The clock relies on some of the gears being tight on their shafts, and the design undersizes some of the holes so they can be carefully drilled out to fit the arbors. In most cases, you could get away with a looser fit and extra spacers as an alternative. The one place where there has to be a tight fit is the 60T gear which mates which the ratchet. It directly drives the shaft it is on and thereby the minute hand. I found it was too loose at first, and so tightened the interior hole as well as adding a couple of hole for M2 set screws. This seemed to work; even without the set screws the fit was tight enough that I had to tap the rod with a small hammer until it was in place and the screws are only there in case it loosens up over time.
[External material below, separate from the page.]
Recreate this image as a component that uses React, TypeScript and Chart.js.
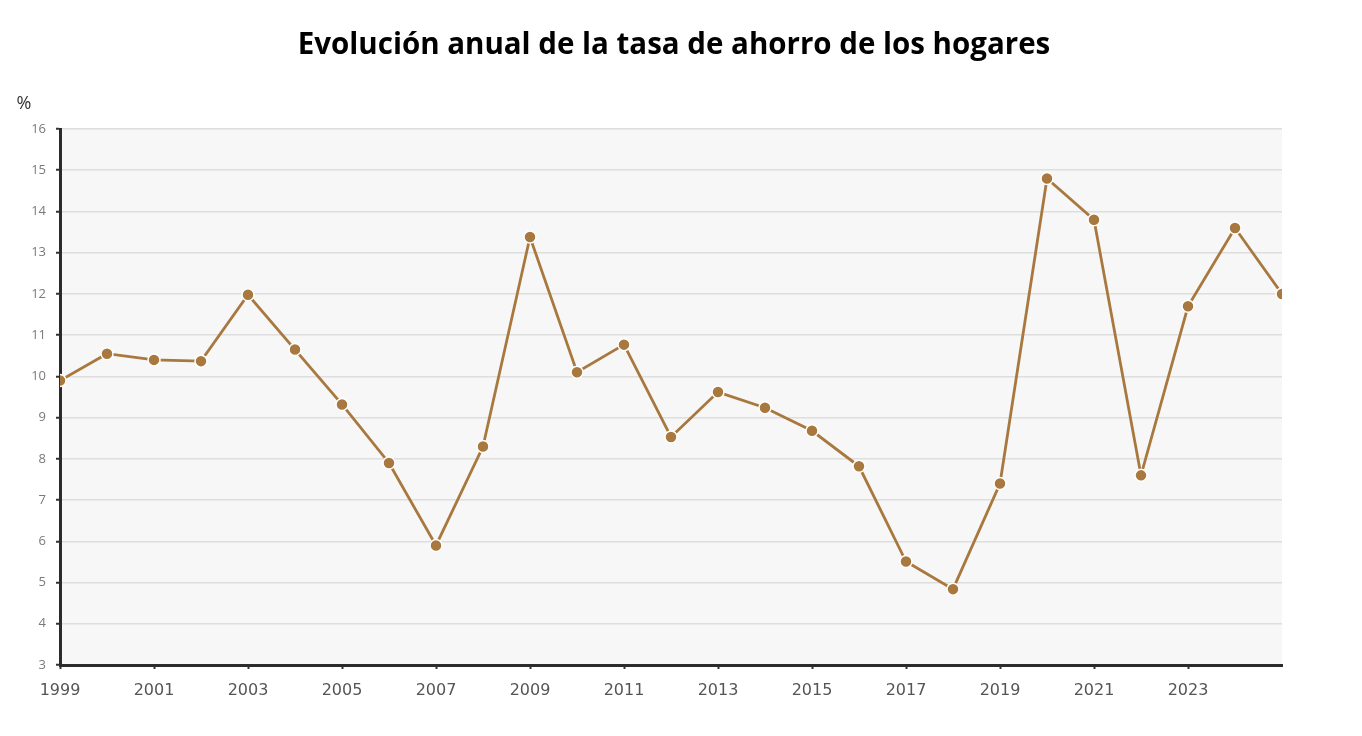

Note that there is an error in the bill of materials for the clock. Instead of needing three 100mm shafts and one 69mm one, it actually needs one 100mm and three 70.5mm; similarly, you need one 31mm shaft, not three. I used several different materials: stainless for the 100mm, carbon steel (McMaster Carr High Tolerance Rod) for two of the 70.5mm rods, and brass for the remaining one. This was based purely on what I had available. Brass is my preference as I can cut it with hand tools, unlike stainless, and it doesn't corrode. The carbon steel corrodes a little, and as I live near the ocean this can become a problem over time.

A few of the parts are on flying shafts (I mean ones which are only held at one end). Law suggests adding a magnet to keep them in place. I prefer a simpler solution: make the shafts slightly longer and print a tight fitting cap for them. Take a look at the second picture above for some examples.

One other issue I encountered is that once you have attached the dial to the frame, two of the screws which hold the front of the frame to the back are inaccessible.

Before I modified the gravity arm the beat was very patchy and I worried that this might be due to uneven teeth on the gears. However, once I made the slightly longer gravity arm, it ran evenly. It has met my basic test (running for 1 hour). I have yet to tune the timing and as you can see in the pictures it is still mounted on a test frame rather than on the wall.

Where next?

This is the fourth clock I've made recently, each based on a slightly different principle: hanging pendulum, seesaw pendulum, balance wheel, gravity escapement. It's not that I especially love clocks, more that I just find it interesting to make them and then get them working, and I enjoy finding complex printing projects. There's a few more designs I will probably try out. I don't leave most of them running: if I want to tell the time, there are plenty of much more accurate electronic devices within easy reach. The only one that I do leave going all the time is the Peterson clock, in part because it runs for 7 or so days without rewinding. It has stalled a couple of time in the last few days after a few weeks of working well, so some maintenance might be needed.

A footnote

A day after posting the above, I moved the clock from the testing frame to a permanent position on the side of a bookcase, and found it didn't run for more than about 45 seconds. I think this is just that it was not balanced. It took a while, but after slowly adjusting the angle it was hanging at and also adding a washer to the gravity arm to give it a bit more momentum, it seems to be running better - at least two hours without stopping.